Como manda la tradición anual, tras el Día Mundial sin Tabaco (o como coño se diga la milonga en cuestión), los fumadores del planeta debemos aguantar durante semanas una cascada de homilías por parte de los medios de comunicación, de doctores eminentes y de políticos responsables que nos advierten del peligro que implica nuestro pernicioso vicio, recordándonos la habitual lista de cánceres, anginas de pecho y mutilaciones genitales que comportará. Las filípicas, todas ellas servidas con la moralina de quien antes llamábamos las personas de bien, son todavía más repulsivas cuando se sirven en la secta política, a saber, de las administraciones que nos advierten del peligro de fumar mientras, cínicamente y sin piedad, aumentan el precio del producto con impuestos delirantes para, dicen, sacar algún beneficio de ello con la excusa de tener más pasta para hospitales.

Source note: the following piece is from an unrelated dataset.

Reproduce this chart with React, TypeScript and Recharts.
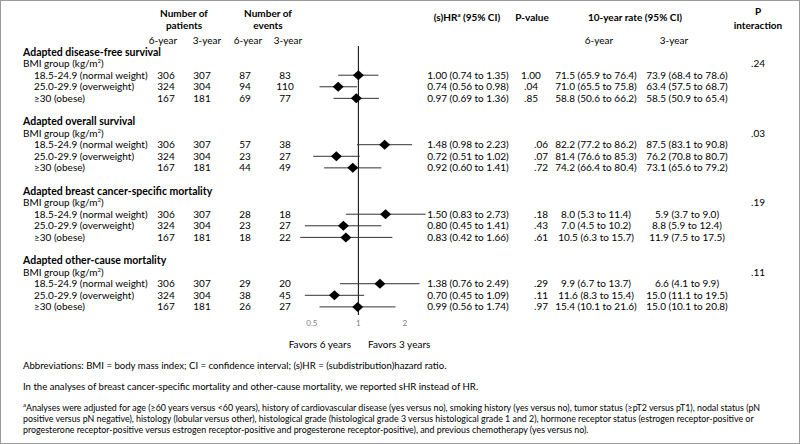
import React from 'react';
import { ScatterChart, Scatter, XAxis, YAxis, ErrorBar, ReferenceLine } from 'recharts';

const outcomes = [
  'Adapted disease-free survival',
  'Adapted overall survival',
  'Adapted breast cancer-specific mortality',
  'Adapted other-cause mortality',
];
const bmiGroups = ['18.5-24.9 (normal weight)', '25.0-29.9 (overweight)', '≥30 (obese)'];
const patients6 = [306, 324, 167];
const patients3 = [307, 304, 181];
const events6 = [[87, 94, 69], [57, 23, 44], [28, 23, 18], [29, 38, 26]];
const events3 = [[83, 110, 77], [38, 27, 49], [18, 27, 22], [20, 45, 27]];
const hr = [[1.0, 0.74, 0.97], [1.48, 0.72, 0.92], [1.5, 0.8, 0.83], [1.38, 0.7, 0.99]];
const hrLow = [[0.74, 0.56, 0.69], [0.98, 0.51, 0.6], [0.83, 0.45, 0.42], [0.76, 0.45, 0.56]];
const hrHigh = [[1.35, 0.98, 1.36], [2.23, 1.02, 1.41], [2.73, 1.41, 1.66], [2.49, 1.09, 1.74]];
const pValues = [['1.00', '.04', '.85'], ['.06', '.07', '.72'], ['.18', '.43', '.61'], ['.29', '.11', '.97']];
const rate6 = [
  ['71.5 (65.9 to 76.4)', '71.0 (65.5 to 75.8)', '58.8 (50.6 to 66.2)'],
  ['82.2 (77.2 to 86.2)', '81.4 (76.6 to 85.3)', '74.2 (66.4 to 80.4)'],
  ['8.0 (5.3 to 11.4)', '7.0 (4.5 to 10.2)', '10.5 (6.3 to 15.7)'],
  ['9.9 (6.7 to 13.7)', '11.6 (8.3 to 15.4)', '15.4 (10.1 to 21.6)'],
];
const rate3 = [
  ['73.9 (68.4 to 78.6)', '63.4 (57.5 to 68.7)', '58.5 (50.9 to 65.4)'],
  ['87.5 (83.1 to 90.8)', '76.2 (70.8 to 80.7)', '73.1 (65.6 to 79.2)'],
  ['5.9 (3.7 to 9.0)', '8.8 (5.9 to 12.4)', '11.9 (7.5 to 17.5)'],
  ['6.6 (4.1 to 9.9)', '15.0 (11.1 to 19.5)', '15.0 (10.1 to 20.8)'],
];
const pInteraction = ['.24', '.03', '.19', '.11'];
const hrTicks = [0.5, 1, 2];

const footLines = [
  'Analyses were adjusted for age (≥60 years versus <60 years), history of cardiovascular disease (yes versus no), smoking history (yes versus no), tumor status (≥pT2 versus pT1), nodal status (pN',
  'positive versus pN negative), histology (lobular versus other), histological grade (histological grade 3 versus histological grade 1 and 2), hormone receptor status (estrogen receptor-positive or',
  'progesterone receptor-positive versus estrogen receptor-positive and progesterone receptor-positive), and previous chemotherapy (yes versus no).',
];

// one row of the table per index: title, BMI group, 3 groups, blank
const rowY = (i: number) => 51 + 11.59 * i;

const points = outcomes.flatMap((_, b) =>
  bmiGroups.map((_, k) => ({
    row: b * 6 + 2 + k,
    hr: hr[b][k],
    err: [hr[b][k] - hrLow[b][k], hrHigh[b][k] - hr[b][k]],
  }))
);

const FONT = 'Lato, "Liberation Sans", sans-serif';
const supStyle: React.CSSProperties = { fontSize: 6, verticalAlign: 'top', lineHeight: '8px', position: 'relative', top: -1 };

const T = ({ x, y, a = 'left', b = false, s = 10, c = '#000', children }: any) => (
  <div
    style={{
      position: 'absolute',
      left: x,
      top: y - 5.5,
      height: 11,
      lineHeight: '11px',
      fontSize: s,
      fontWeight: b ? 700 : 400,
      color: c,
      whiteSpace: 'nowrap',
      transform: a === 'center' ? 'translateX(-50%)' : a === 'right' ? 'translateX(-100%)' : undefined,
    }}
  >
    {children}
  </div>
);

const Diamond = (p: any) => {
  const { cx, cy } = p;
  return <polygon points={`${cx},${cy - 5} ${cx + 5.5},${cy} ${cx},${cy + 5} ${cx - 5.5},${cy}`} fill="#000" />;
};

const fmt = (v: number) => v.toFixed(2);

export default function App() {
  return (
    <div
      style={{
        position: 'absolute',
        left: 0,
        top: 0,
        width: 800,
        height: 444,
        boxSizing: 'border-box',
        border: '1px solid #9a9a9a',
        background: '#fff',
        fontFamily: FONT,
        overflow: 'hidden',
      }}
    >
      {/* column headers */}
      <T x={183} y={12} a="center" b>Number of</T>
      <T x={183} y={24} a="center" b>patients</T>
      <T x={267} y={12} a="center" b>Number of</T>
      <T x={267} y={24} a="center" b>events</T>
      <T x={162} y={39} a="center">6-year</T>
      <T x={206} y={39} a="center">3-year</T>
      <T x={247} y={39} a="center">6-year</T>
      <T x={287} y={39} a="center">3-year</T>
      <T x={466} y={16} a="center" b>
        (s)HR<span style={supStyle}>a</span> (95% CI)
      </T>
      <T x={531} y={16} a="center" b>P-value</T>
      <T x={634} y={16} a="center" b>10-year rate (95% CI)</T>
      <T x={757} y={10} a="center" b>P</T>
      <T x={757} y={24} a="center" b>interaction</T>
      <T x={598} y={39} a="center">6-year</T>
      <T x={673} y={39} a="center">3-year</T>

      {outcomes.map((o, b) => (
        <React.Fragment key={o}>
          <T x={22} y={rowY(b * 6)} b s={10.5}>{o}</T>
          <T x={22} y={rowY(b * 6 + 1)}>
            BMI group (kg/m<span style={supStyle}>2</span>)
          </T>
          <T x={757} y={rowY(b * 6 + 1)} a="center">{pInteraction[b]}</T>
          {bmiGroups.map((g, k) => {
            const y = rowY(b * 6 + 2 + k);
            return (
              <React.Fragment key={g}>
                <T x={33} y={y}>{g}</T>
                <T x={165} y={y} a="center">{patients6[k]}</T>
                <T x={201} y={y} a="center">{patients3[k]}</T>
                <T x={244} y={y} a="center">{events6[b][k]}</T>
                <T x={284} y={y} a="center">{events3[b][k]}</T>
                <T x={467} y={y} a="center">
                  {`${fmt(hr[b][k])} (${fmt(hrLow[b][k])} to ${fmt(hrHigh[b][k])})`}
                </T>
                <T x={b === 0 ? 530 : 540} y={y} a="center">{pValues[b][k]}</T>
                <T x={595} y={y} a="center">{rate6[b][k]}</T>
                <T x={686} y={y} a="center">{rate3[b][k]}</T>
              </React.Fragment>
            );
          })}
        </React.Fragment>
      ))}

      <div style={{ position: 'absolute', left: 286.5, top: 45 }}>
        <ScatterChart width={144} height={289} margin={{ top: 0, right: 0, bottom: 0, left: 0 }}>
          <XAxis
            dataKey="hr"
            type="number"
            scale="log"
            domain={[0.35, 3]}
            allowDataOverflow
            ticks={hrTicks}
            axisLine={false}
            tickLine={false}
            tickSize={3}
            tickMargin={2}
            height={20}
            tick={{ fontSize: 8, fill: '#7f7f7f', fontFamily: FONT }}
            interval={0}
          />
          <YAxis dataKey="row" type="number" domain={[-0.52, 22.7]} reversed hide allowDataOverflow />
          <ReferenceLine x={1} stroke="#000" strokeWidth={1} />
          <Scatter data={points} shape={Diamond} isAnimationActive={false}>
            <ErrorBar dataKey="err" direction="x" width={0} stroke="#333" strokeWidth={1} />
          </Scatter>
        </ScatterChart>
      </div>

      <T x={350} y={343} a="right">Favors 6 years</T>
      <T x={367} y={343}>Favors 3 years</T>

      <T x={22} y={364} s={9.6}>
        Abbreviations: BMI = body mass index; CI = confidence interval; (s)HR = (subdistribution)hazard ratio.
      </T>
      <T x={22} y={385} s={9.6}>
        In the analyses of breast cancer-specific mortality and other-cause mortality, we reported sHR instead of HR.
      </T>
      {footLines.map((l, i) => (
        <T key={i} x={22} y={406 + 11 * i} s={8.85}>
          {i === 0 ? <span style={supStyle}>a</span> : null}
          {l}
        </T>
      ))}
    </div>
  );
}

Las autoridades planetarias y los médicos (una de las sectas, por cierto, que de lejos ha tenido mayor nómina de adictos) debería saber que los fumadores no sólo somos perfectamente conscientes de los agravios que implica intoxicarse con el tabaco, sino que las admitimos estoicamente porque esto de fumar no nos convierte automáticamente en gilipollas. Servidora de ustedes fuma, compulsiva y placenteramente, fuma sin filtros (que es como apuramos la droga los hombres de verdad, preclaros y desagradables por naturaleza) y chupa los puros como si la vida le fuera en ello. Como la mayoría de fumadores del mundo, sé certeramente que mi vicio me enterrará, pero sólo faltaría que, a banda de robarme con impunidad, los estados todavía quieran tener la prerrogativa de obligarme a dejar de escoger la forma en que quiero palmarla y largarme de este mundillo.

A cada pequeña ingestión de humo, sé a conciencia que la vida tiene muchos números para acortarse, pero este ínfimo quiebro moral es mucho menor a la enorme satisfacción que para mí representan mis puritos y los habanos que me zampo a diario y que me birlan el sueldo de El Nacional. No quiero dejar de fumar, entendedlo de una puñetera vez, porque adoro el ardor que me baja de la lengua al ano cuando hago el primero del día, en perfecto matrimonio cafetero, y que produce esa apertura intestinal de una naturalidad cósmica. El vermú, signo altísimo de la civilización y de la raza mediterránea nuestra, sólo consistiría en una ingesta entre horas si no fuera por la deliciosa embriaguez del humo combinado con la birra. Así con el Old Fashioned nocturno, el gin-tonic del atardecer y el cansino sexo que, tozudamente, nos exige el amor conyugal.

Escoger la propia forma de morir hasta donde puedas es un hito de la humanidad, y es por ello que fumaré y moriré fumando aunque los burócratas me frían a sermones e impuestos. Entiendo que las autoridades nos impidan fumar en los automóviles y en ciertos lugares de concurrencia pública porque yo a un memo que hace algo tan sagrado como fumar en su coche lo detendría por temerario y por quinqui, pero tengan la bondad de dejarme matar como me salga de los cojones del alma. ¿Cómo quieren, queridos diputados y presidentes, que imagine con calma el nuevo insulto del catalán que más se ajusta a la existencia de Pere Aragonès sin la ayuda de mi querido purito de cada media hora? ¿Cómo quieren, estimados conciudadanos, que yo imagine que tras Quim Torra vendrá Joan Tardà si no puedo vislumbrar que de noche, en la calle Bellafila, podré matar el día con la gracia de un puro en la boca?

Dejadnos, os lo ruego, continuar con el privilegio de irnos matando con parsimonia. Y dejad los sermones para otra vida, porque llevan a una muerte segura.